Exercise prompt: Determine how many lines contain the string "this", then reply with that figure only.

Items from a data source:
= = = = =
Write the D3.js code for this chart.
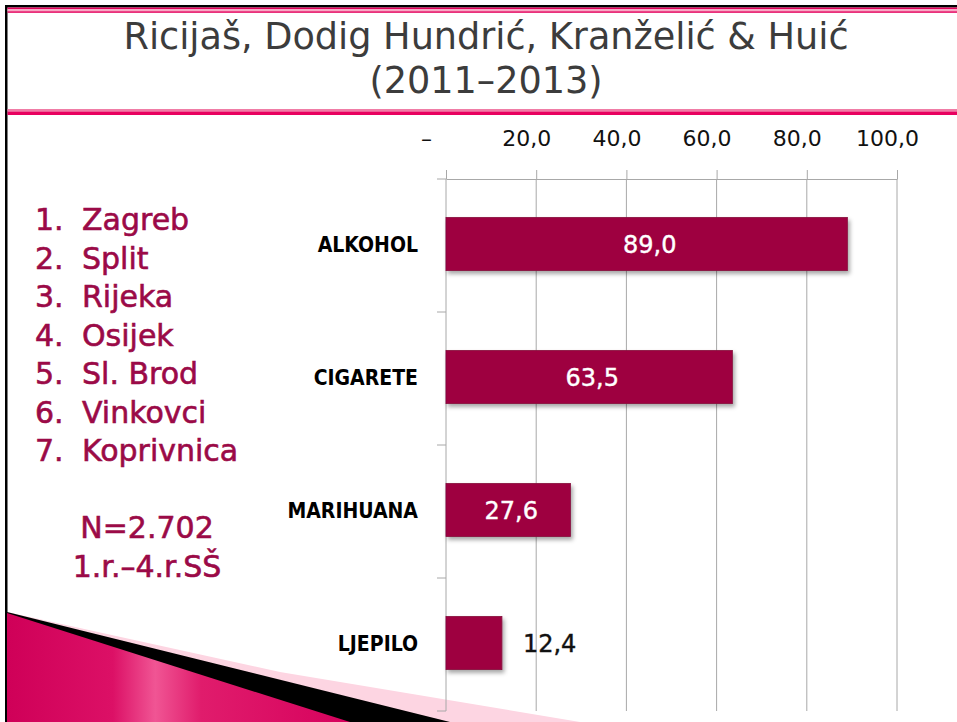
<!DOCTYPE html>
<html>
<head>
<meta charset="utf-8">
<script src="https://cdn.jsdelivr.net/npm/d3@7"></script>
<style>
  body { margin: 0; background: #fff; }
  svg { display: block; }
</style>
</head>
<body>
<div id="slide"></div>
<script>
// slide values
var titleLines = ["Ricijaš, Dodig Hundrić, Kranželić & Huić", "(2011–2013)"];
var categories = ["ALKOHOL", "CIGARETE", "MARIHUANA", "LJEPILO"];
var values = [89.0, 63.5, 27.6, 12.4];
var xTicks = [0, 20, 40, 60, 80, 100];
var cities = ["Zagreb", "Split", "Rijeka", "Osijek", "Sl. Brod", "Vinkovci", "Koprivnica"];
var noteLines = ["N=2.702", "1.r.–4.r.SŠ"];

var width = 957;
var height = 722;
var wine = "#9b0a47";

var svg = d3.select("#slide").append("svg")
    .attr("width", width)
    .attr("height", height);

var defs = svg.append("defs");

var grad = defs.append("linearGradient")
    .attr("id", "pinkGrad")
    .attr("gradientUnits", "userSpaceOnUse")
    .attr("x1", 7).attr("y1", 0).attr("x2", 360).attr("y2", 0);
[["0", "#cf0058"], ["0.3", "#dc1066"], ["0.42", "#f05594"], ["0.55", "#e01c6c"], ["1", "#d6005c"]]
  .forEach(function(s){ grad.append("stop").attr("offset", s[0]).attr("stop-color", s[1]); });

var shadow = defs.append("filter").attr("id", "barShadow")
    .attr("x", "-10%").attr("y", "-20%").attr("width", "130%").attr("height", "160%");
shadow.append("feDropShadow")
    .attr("dx", 2).attr("dy", 3).attr("stdDeviation", 2)
    .attr("flood-color", "#000").attr("flood-opacity", 0.35);

// frame & header lines
svg.append("rect").attr("x", 5).attr("y", 5).attr("width", width - 5).attr("height", 2.5).attr("fill", "#000");
svg.append("rect").attr("x", 5).attr("y", 5).attr("width", 2.5).attr("height", height - 5).attr("fill", "#000");
svg.append("rect").attr("x", 7.5).attr("y", 7.5).attr("width", width).attr("height", 1.8).attr("fill", "#e4005c");
svg.append("rect").attr("x", 7.5).attr("y", 9.3).attr("width", width).attr("height", 2).attr("fill", "#f7a8c4");
svg.append("rect").attr("x", 7.5).attr("y", 11.3).attr("width", width).attr("height", 1.5).attr("fill", "#e4005c");
svg.append("rect").attr("x", 7.5).attr("y", 109).attr("width", width).attr("height", 2.5).attr("fill", "#f07ca6");
svg.append("rect").attr("x", 7.5).attr("y", 111.5).attr("width", width).attr("height", 3.5).attr("fill", "#e8005f");

// title (condensed face, stretched a little to the original width)
svg.append("g")
    .attr("transform", "translate(486,0) scale(1.1,1)")
  .selectAll("text")
  .data(titleLines)
  .enter().append("text")
    .attr("x", 0)
    .attr("y", function(d, i){ return 49 + i * 44; })
    .attr("text-anchor", "middle")
    .style("font-family", "'DejaVu Sans Condensed', sans-serif")
    .style("font-size", "37px")
    .style("fill", "#3c3c3c")
    .text(function(d){ return d; });

// bottom-left decoration
var deco = svg.append("g");
deco.append("polygon").attr("points", "7,612 280,672 580,722 7,722").attr("fill", "#fdd5e2");
deco.append("polygon").attr("points", "7,612 450,722 7,722").attr("fill", "#000");
deco.append("polygon").attr("points", "7,613 350,722 7,722").attr("fill", "url(#pinkGrad)");

// city list
var list = svg.append("g")
    .style("font-family", "'DejaVu Sans', sans-serif")
    .style("font-size", "30px")
    .style("fill", wine)
    .style("stroke", wine)
    .style("stroke-width", 0.6);

var rows = list.selectAll("g.city")
  .data(cities)
  .enter().append("g")
    .attr("class", "city")
    .attr("transform", function(d, i){ return "translate(0," + (230 + i * 38.5) + ")"; });
rows.append("text").attr("x", 35).text(function(d, i){ return (i + 1) + "."; });
rows.append("text").attr("x", 82).text(function(d){ return d; });

list.selectAll("text.note")
  .data(noteLines)
  .enter().append("text")
    .attr("class", "note")
    .attr("x", 147)
    .attr("y", function(d, i){ return 538 + i * 39; })
    .attr("text-anchor", "middle")
    .text(function(d){ return d; });

// chart
var x = d3.scaleLinear().domain([0, 100]).range([446, 897]);
var y = d3.scaleBand().domain(categories).range([179, 711]);
var barH = y.bandwidth() * 0.4;
var gridColor = "#a8a8a8";

var fmt = function(v){ return v === 0 ? "–" : v.toFixed(1).replace(".", ","); };

svg.append("g").selectAll("line.grid")
  .data(xTicks.slice(1))
  .enter().append("line")
    .attr("class", "grid")
    .attr("x1", function(d){ return x(d); })
    .attr("x2", function(d){ return x(d); })
    .attr("y1", y.range()[0])
    .attr("y2", y.range()[1])
    .attr("stroke", gridColor);

var xAxis = svg.append("g")
    .attr("transform", "translate(0," + y.range()[0] + ")")
    .call(d3.axisTop(x).tickValues(xTicks).tickFormat(fmt).tickSize(9).tickSizeOuter(0).tickPadding(24));
xAxis.select(".domain").attr("stroke", gridColor);
xAxis.selectAll(".tick line").attr("stroke", gridColor);
xAxis.selectAll(".tick text")
    .attr("dx", function(d){ return d === 0 ? -20 : -10; })
    .style("font-family", "'DejaVu Sans', sans-serif")
    .style("font-size", "22px")
    .style("fill", "#111");

// y axis with ticks at band edges
var edges = categories.map(function(c){ return y(c); }).concat([y.range()[1]]);
var yAxis = svg.append("g");
yAxis.append("line")
    .attr("x1", x(0)).attr("x2", x(0))
    .attr("y1", y.range()[0]).attr("y2", y.range()[1])
    .attr("stroke", gridColor);
yAxis.selectAll("line.edge")
  .data(edges)
  .enter().append("line")
    .attr("class", "edge")
    .attr("x1", x(0) - 9).attr("x2", x(0))
    .attr("y1", function(d){ return d; }).attr("y2", function(d){ return d; })
    .attr("stroke", gridColor);
yAxis.selectAll("text")
  .data(categories)
  .enter().append("text")
    .attr("x", x(0) - 28)
    .attr("y", function(d){ return y(d) + y.bandwidth() / 2 - 1; })
    .attr("dy", "0.36em")
    .attr("text-anchor", "end")
    .style("font-family", "'DejaVu Sans Condensed', sans-serif")
    .style("font-weight", "bold")
    .style("font-size", "21px")
    .style("fill", "#000")
    .text(function(d){ return d; });

var bars = svg.append("g").selectAll("g.bar")
  .data(values)
  .enter().append("g")
    .attr("class", "bar");

bars.append("rect")
    .attr("x", x(0))
    .attr("y", function(d, i){ return y(categories[i]) + (y.bandwidth() - barH) / 2 - 1.5; })
    .attr("width", function(d){ return x(d) - x(0); })
    .attr("height", barH)
    .attr("fill", "#9e0041")
    .attr("stroke", "#86103e")
    .attr("stroke-width", 0.8)
    .attr("filter", "url(#barShadow)");

bars.append("text")
    .attr("x", function(d){ return d > 20 ? (x(0) + x(d)) / 2 + 3 : x(d) + 21; })
    .attr("y", function(d, i){ return y(categories[i]) + y.bandwidth() / 2 - 1.5; })
    .attr("dy", "0.36em")
    .attr("text-anchor", function(d){ return d > 20 ? "middle" : "start"; })
    .style("font-family", "'DejaVu Sans', sans-serif")
    .style("font-size", "24px")
    .style("fill", function(d){ return d > 20 ? "#fff" : "#111"; })
    .style("stroke", function(d){ return d > 20 ? "#fff" : "#111"; })
    .style("stroke-width", 0.4)
    .text(fmt);
</script>
</body>
</html>
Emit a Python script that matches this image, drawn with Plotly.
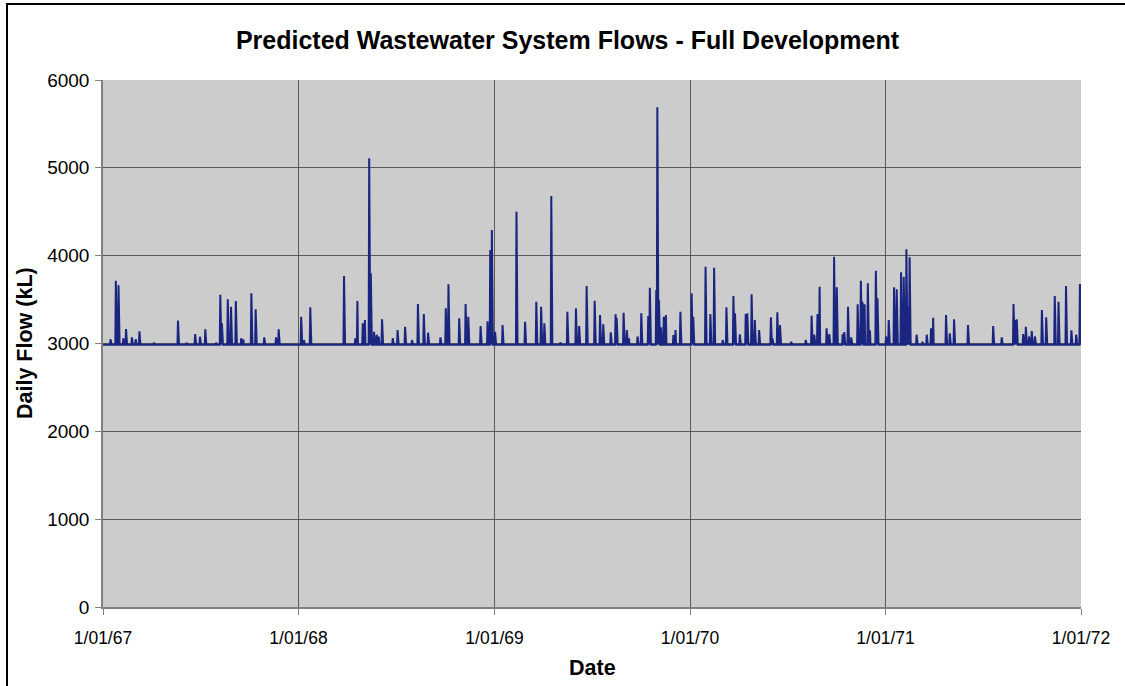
= = = = =
Output: 2